The 190 E 3.2 AMG was the first model sold through AMG authorized re-seller with a Mercedes-Benz new car warranty. About 200 complete cars were made. They were offered in black or silver and were very expensive (about DM 155,780). Besides 200 complete 190 E 3.2 AMG's, Mercedes-Benz sold AMG body kits and 3.2 L AMG engines separately, so there are 190's fitted with those features at the factory or retrofitted. The 190 E 3.2 AMG straight-six 12-valve engines are derived from the 2.6-litre M103 engine and generate a maximum power output of 231 hp, enabling the car to attain a top speed of 243 km/h.

==Mercedes 190 D BlueEFFICIENCY (2009)==
The 190 D BlueEFFICIENCY is an experimental vehicle demonstrating the improvements made in Diesel engine technology over the last 20 years, in isolation from the equally profound changes in the safety and comfort of the car as a whole. It was based on a 1988 190 E 2.6 which was fitted with a Mercedes-Benz OM651 engine, rated at 204 PS and 500 Nm at 1,600–1,800 rpm. The 190 D Blue EFFICIENCY accelerates from 0 to 100 km/h in 6.2 seconds, with fuel efficiency of 4.9 litres per 100 kilometres (NEDC). By comparison, the original car has the fuel efficiency of 7.3 litres per 100 kilometres. The 190 D BlueEFFICIENCY was also compared to C 250 CDI BlueEFFICIENCY, which has fuel efficiency of 5.1 litres per 100 kilometres via NEDC method, despite the modern C 250 CDI BlueEFFICIENCY being 385 kg heavier, 16 cm longer, and around 9 cm wider and higher than a 190.

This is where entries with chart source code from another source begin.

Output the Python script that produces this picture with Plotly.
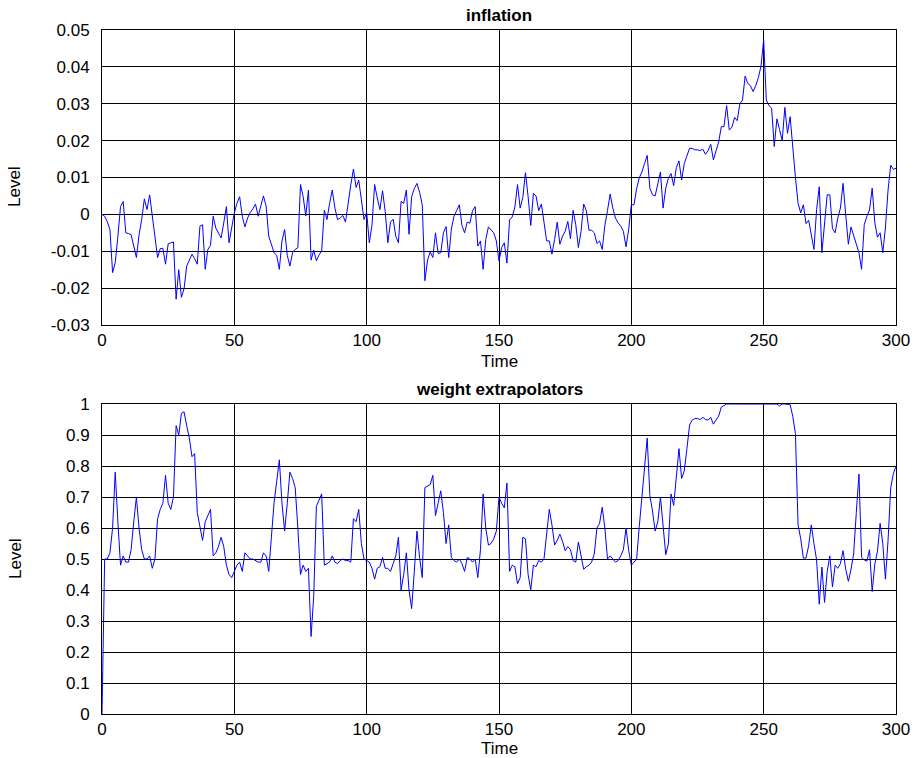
import plotly.graph_objects as go

time = list(range(301))

inflation = [
    0.0, -0.0005, -0.002, -0.0041, -0.0158, -0.0131, -0.006, 0.0021, 0.0035, -0.005,
    -0.0052, -0.0055, -0.0086, -0.0117, -0.0055, -0.0014, 0.0042, 0.0013, 0.0053, -0.0005,
    -0.005, -0.0117, -0.0093, -0.0092, -0.0135, -0.008, -0.0077, -0.0075, -0.023, -0.015,
    -0.0225, -0.0202, -0.014, -0.0126, -0.0108, -0.012, -0.0135, -0.0032, -0.0028, -0.0149,
    -0.0095, -0.0084, -0.0005, -0.0037, -0.0052, -0.0064, -0.0023, 0.0021, -0.0077, -0.0035,
    0.0004, 0.003, 0.0048, -0.0005, -0.0034, -0.001, 0.0005, 0.0015, 0.0028, -0.0005,
    0.002, 0.005, 0.0023, -0.0059, -0.0081, -0.0104, -0.0111, -0.0149, -0.0072, -0.0041,
    -0.0111, -0.014, -0.0104, -0.0095, -0.009, 0.0081, 0.0048, -0.0004, 0.0066, -0.0124,
    -0.0097, -0.0126, -0.011, -0.0099, 0.0011, -0.0014, 0.003, 0.0066, 0.0017, -0.0014,
    -0.001, -0.0003, -0.0021, 0.0035, 0.008, 0.0123, 0.0073, 0.0093, 0.0032, -0.0014,
    0.0005, -0.0077, -0.003, 0.0081, 0.0045, 0.0013, 0.0064, 0.0008, -0.0077, -0.0021,
    -0.0013, -0.0059, -0.0077, 0.0035, 0.003, 0.0066, -0.0054, 0.0048, 0.007, 0.0084,
    0.006, 0.0026, -0.018, -0.0124, -0.0102, -0.0117, -0.005, -0.0106, -0.0104, -0.005,
    -0.0033, -0.0117, -0.004, -0.0005, 0.001, 0.0026, -0.003, -0.005, -0.0021, -0.0024,
    0.001, 0.0021, -0.0086, -0.0072, -0.0149, -0.0068, -0.0034, -0.0043, -0.005, -0.0072,
    -0.0126, -0.009, -0.0077, -0.0132, -0.0015, -0.0007, 0.002, 0.0081, 0.0017, 0.0046,
    0.0113, 0.0048, -0.003, 0.0057, 0.005, 0.001, 0.0028, -0.0021, -0.0072, -0.0072,
    -0.0108, -0.0068, -0.0021, -0.0081, -0.0059, -0.0046, -0.0019, -0.0066, 0.0011, -0.0028,
    -0.009, -0.0046, 0.0028, 0.001, -0.0043, -0.0043, -0.005, -0.0079, -0.0072, -0.0095,
    -0.003, 0.0011, 0.0055, 0.0017, -0.001, -0.0023, -0.0032, -0.0046, -0.0088, -0.004,
    0.0026, 0.0026, 0.007, 0.0099, 0.0115, 0.0138, 0.016, 0.0071, 0.0053, 0.005,
    0.0085, 0.0115, 0.0017, 0.0071, 0.0098, 0.0111, 0.0078, 0.0127, 0.0145, 0.0093,
    0.0138, 0.016, 0.0179, 0.0179, 0.0175, 0.0175, 0.0173, 0.0177, 0.0163, 0.0173,
    0.019, 0.0148, 0.0175, 0.0196, 0.0238, 0.0238, 0.0295, 0.0229, 0.0236, 0.0263,
    0.0254, 0.03, 0.031, 0.0375, 0.0355, 0.0349, 0.0333, 0.0349, 0.0371, 0.0402,
    0.0474, 0.031, 0.0295, 0.0288, 0.0184, 0.0259, 0.023, 0.02, 0.029, 0.022,
    0.0265, 0.0174, 0.01, 0.003, 0.0004, 0.0026, -0.0025, -0.0016, -0.0059, -0.0095,
    0.0013, 0.0075, -0.0104, -0.0023, 0.0053, 0.0053, -0.0039, -0.005, -0.001, 0.0017,
    0.0084, -0.0001, -0.0081, -0.0034, -0.0059, -0.008, -0.0104, -0.0149, -0.0028, -0.0005,
    0.0012, 0.0071, -0.0023, -0.0062, -0.005, -0.0104, -0.0037, 0.0066, 0.0133, 0.0122,
    0.0125,
]

weight = [
    0.0, 0.50, 0.50, 0.52, 0.60, 0.78, 0.62, 0.48, 0.51, 0.49,
    0.49, 0.53, 0.62, 0.70, 0.60, 0.53, 0.50, 0.50, 0.51, 0.47,
    0.50, 0.63, 0.66, 0.68, 0.77, 0.68, 0.66, 0.70, 0.93, 0.90,
    0.97, 0.975, 0.93, 0.89, 0.83, 0.84, 0.65, 0.60, 0.56, 0.62,
    0.64, 0.66, 0.51, 0.52, 0.54, 0.57, 0.54, 0.48, 0.45, 0.44,
    0.46, 0.48, 0.49, 0.46, 0.52, 0.51, 0.50, 0.50, 0.495, 0.49,
    0.49, 0.52, 0.51, 0.46, 0.57, 0.68, 0.75, 0.82, 0.68, 0.59,
    0.68, 0.78, 0.76, 0.73, 0.60, 0.45, 0.48, 0.46, 0.47, 0.25,
    0.38, 0.67, 0.69, 0.71, 0.48, 0.485, 0.49, 0.51, 0.49, 0.485,
    0.495, 0.50, 0.495, 0.495, 0.49, 0.63, 0.62, 0.66, 0.55, 0.50,
    0.495, 0.49, 0.47, 0.435, 0.47, 0.475, 0.505, 0.47, 0.47, 0.46,
    0.485, 0.51, 0.57, 0.40, 0.45, 0.52, 0.40, 0.34, 0.46, 0.59,
    0.505, 0.44, 0.73, 0.735, 0.74, 0.77, 0.64, 0.68, 0.72, 0.65,
    0.55, 0.61, 0.505, 0.495, 0.49, 0.50, 0.485, 0.46, 0.505, 0.50,
    0.49, 0.50, 0.44, 0.53, 0.71, 0.60, 0.545, 0.55, 0.565, 0.59,
    0.70, 0.68, 0.665, 0.745, 0.46, 0.48, 0.475, 0.42, 0.44, 0.57,
    0.565, 0.45, 0.40, 0.48, 0.475, 0.495, 0.49, 0.50, 0.58, 0.66,
    0.61, 0.545, 0.56, 0.58, 0.557, 0.527, 0.54, 0.53, 0.495, 0.49,
    0.555, 0.505, 0.467, 0.475, 0.48, 0.49, 0.516, 0.60, 0.615, 0.667,
    0.60, 0.50, 0.51, 0.50, 0.49, 0.495, 0.51, 0.53, 0.60, 0.527,
    0.48, 0.49, 0.50, 0.605, 0.71, 0.808, 0.89, 0.705, 0.655, 0.59,
    0.62, 0.70, 0.60, 0.514, 0.549, 0.71, 0.673, 0.765, 0.856, 0.76,
    0.784, 0.856, 0.932, 0.948, 0.953, 0.953, 0.95, 0.957, 0.95, 0.948,
    0.957, 0.935, 0.95, 0.961, 0.99, 0.995, 1.0, 1.0, 0.999, 1.0,
    1.0, 1.0, 1.0, 1.0, 1.0, 1.0, 1.0, 1.0, 1.0, 1.0,
    1.0, 1.0, 1.0, 1.0, 1.0, 1.0, 0.994, 1.0, 1.0, 1.0,
    0.998, 0.96, 0.905, 0.61, 0.565, 0.503, 0.503, 0.543, 0.61, 0.55,
    0.497, 0.354, 0.474, 0.36, 0.46, 0.51, 0.41, 0.48, 0.47, 0.485,
    0.527, 0.467, 0.428, 0.467, 0.516, 0.65, 0.774, 0.505, 0.497, 0.493,
    0.53, 0.395, 0.484, 0.525, 0.615, 0.55, 0.435, 0.56, 0.73, 0.775,
    0.80,
]

x_ticks = [0, 50, 100, 150, 200, 250, 300]
infl_ticks = [-0.03, -0.02, -0.01, 0, 0.01, 0.02, 0.03, 0.04, 0.05]
infl_labels = ["-0.03", "-0.02", "-0.01", "0", "0.01", "0.02", "0.03", "0.04", "0.05"]
w_ticks = [0, 0.1, 0.2, 0.3, 0.4, 0.5, 0.6, 0.7, 0.8, 0.9, 1.0]
w_labels = ["0", "0.1", "0.2", "0.3", "0.4", "0.5", "0.6", "0.7", "0.8", "0.9", "1"]

FONT = "Liberation Sans, Arial, Helvetica, sans-serif"

fig = go.Figure()
fig.add_trace(go.Scatter(x=time, y=inflation, mode="lines",
                         line=dict(color="#0000ff", width=1),
                         xaxis="x", yaxis="y", showlegend=False))
fig.add_trace(go.Scatter(x=time, y=weight, mode="lines",
                         line=dict(color="#0000ff", width=1),
                         xaxis="x2", yaxis="y2", showlegend=False))

common = dict(showgrid=True, gridcolor="black", gridwidth=1,
              showline=True, linecolor="black", linewidth=1, mirror=True,
              zeroline=False, ticks="", automargin=False,
              tickfont=dict(size=17, color="black", family=FONT))
xcommon = dict(ticklabelstandoff=0, **common)
ycommon = dict(ticklabelstandoff=8, **common)

top_y0 = (714 - 325) / 684
bot_y1 = (714 - 404) / 684

fig.update_layout(
    width=917, height=758,
    margin=dict(l=102, r=21, t=30, b=44),
    paper_bgcolor="white", plot_bgcolor="white",
    font=dict(family=FONT, size=17, color="black"),
    xaxis=dict(domain=[0, 1], anchor="y", range=[0, 300],
               tickvals=x_ticks, **xcommon),
    yaxis=dict(domain=[top_y0, 1], anchor="x", range=[-0.03, 0.05],
               tickvals=infl_ticks, ticktext=infl_labels, **ycommon),
    xaxis2=dict(domain=[0, 1], anchor="y2", range=[0, 300],
                tickvals=x_ticks, **xcommon),
    yaxis2=dict(domain=[0, bot_y1], anchor="x2", range=[0, 1],
                tickvals=w_ticks, ticktext=w_labels, **ycommon),
    annotations=[
        dict(text="<b>inflation</b>", x=0.5, y=(714 - 15) / 684, xref="paper", yref="paper",
             showarrow=False, font=dict(size=17), xanchor="center", yanchor="middle"),
        dict(text="<b>weight extrapolators</b>", x=0.5, y=(714 - 389) / 684, xref="paper", yref="paper",
             showarrow=False, font=dict(size=17), xanchor="center", yanchor="middle"),
        dict(text="Time", x=0.5, y=(714 - 361) / 684, xref="paper", yref="paper",
             showarrow=False, font=dict(size=17), xanchor="center", yanchor="middle"),
        dict(text="Time", x=0.5, y=(714 - 749) / 684, xref="paper", yref="paper",
             showarrow=False, font=dict(size=17), xanchor="center", yanchor="middle"),
        dict(text="Level", x=(15 - 102) / 794, y=(714 - 187) / 684, xref="paper", yref="paper",
             showarrow=False, font=dict(size=17), textangle=-90, xanchor="center", yanchor="middle"),
        dict(text="Level", x=(15 - 102) / 794, y=(714 - 559) / 684, xref="paper", yref="paper",
             showarrow=False, font=dict(size=17), textangle=-90, xanchor="center", yanchor="middle"),
    ],
)

fig.write_html("out.html")
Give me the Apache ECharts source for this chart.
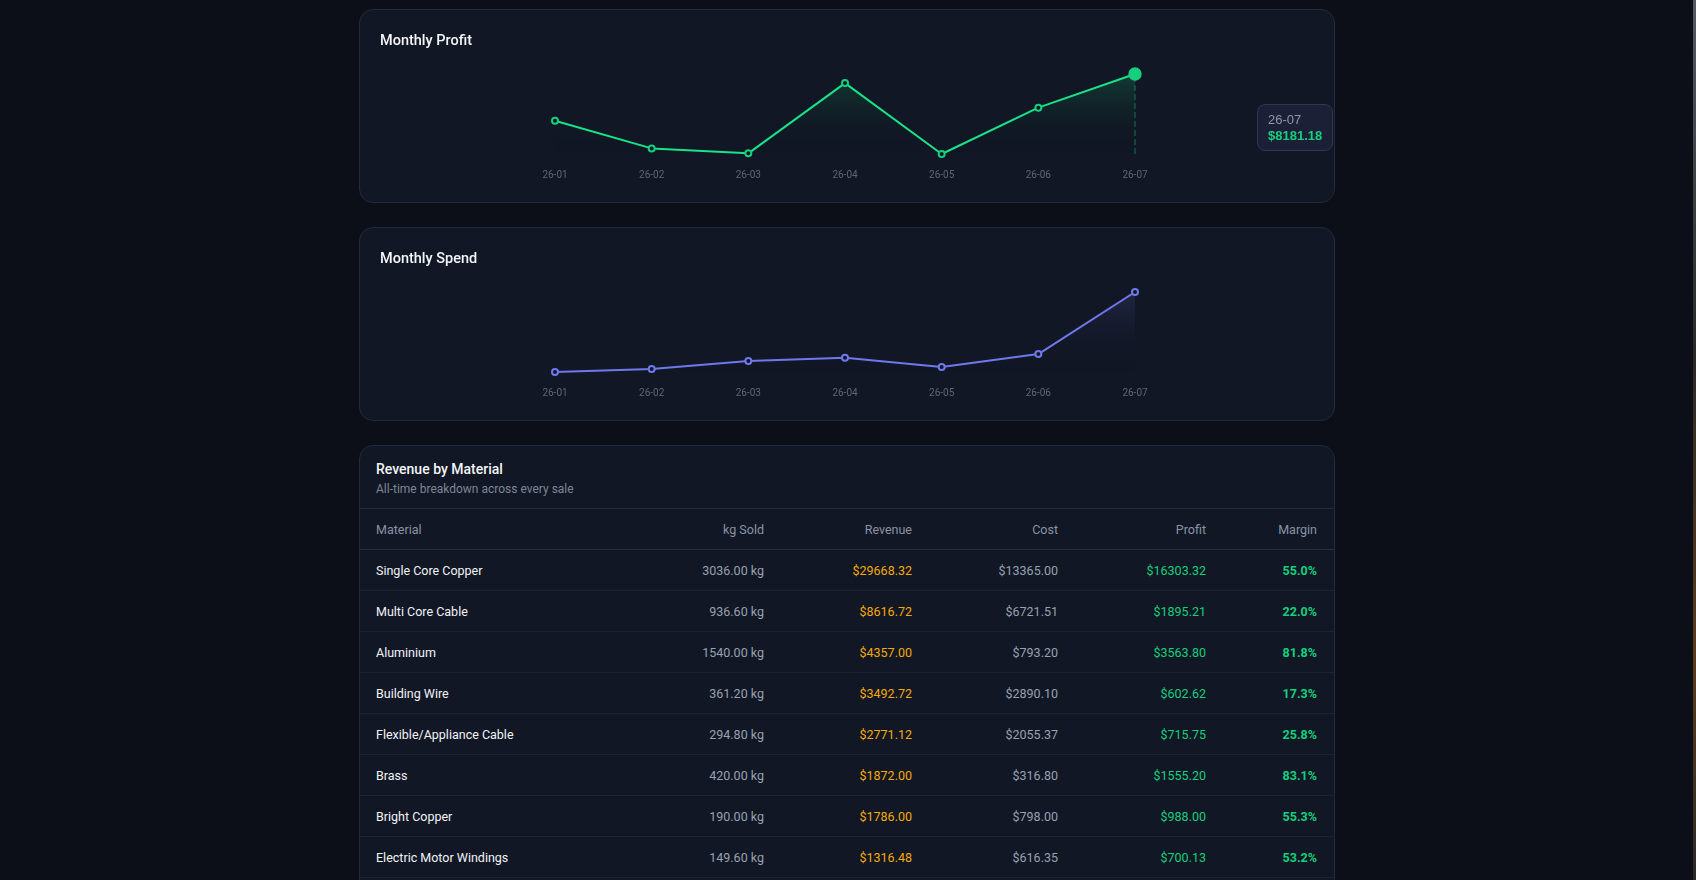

==Mercedes-Benz 190 E Elektro (1990)==
The 190 E Elektro was a limited series of fully electric variants of the Mercedes-Benz W201. Back in May 1990, Mercedes revealed a fully electric 190 E at the Hannover Fair. This wasn't a typical concept for Mercedes as the carmaker wanted to use the 190E platform for testing different drive configurations and battery packs. These included mainly sodium-nickel chloride or sodium-sulphur batteries, which offered a much higher energy density than the era's more classic lead packs. At the 1991 Geneva Motor Show they even brought a more advanced version of the 190E ‘Electro’, showcasing their commitment to the project. The electric 190E retained the cabin space of the regular ICE model unaffected, as well as all its safety features. The Geneva show car featured two DC permanent magnet motors, one for each rear wheel, with a combined peak power output of 44 HP. As for the driving range, the electric 190 E offered 110 km (68 miles) on a full charge. The Mercedes 190 E Electro used a sodium-nickel chloride battery and a regenerative braking system to help charge the pack during driving. Mercedes also took out many of the weight-intensive mechanical components in order to offset the weight penalty of the heavy batteries; the result was an electric car that weighed just 200 kg (440 lbs) more than the model it's based on. As for the driving range, Mercedes even participated in a large-scale field trial on the German island of Rügen between 1992 and 1996, with the support of the local government. They wanted to test electric cars and their powertrains in everyday conditions and Mercedes sent 10 hand-built 190 E Electro cars which featured various electric motors and battery configurations. Some of them had no transmission at all while others even featured a manual transmission in combination with their electric powertrains. Special recharging stations with solar collectors were also installed on the island to test the concept of EVs in a consistent -neutral manner. Overall a total of 60 cars and vans from different brands were involved in the EV trial. The cars were tested by different participants, including taxi drivers, who used them in their normal lives. According to Mercedes, there were hardly any problems, with the test cars showcasing excellent reliability. One of the vehicles even achieved a usage rate of 100,000 km in one year (62,000 miles).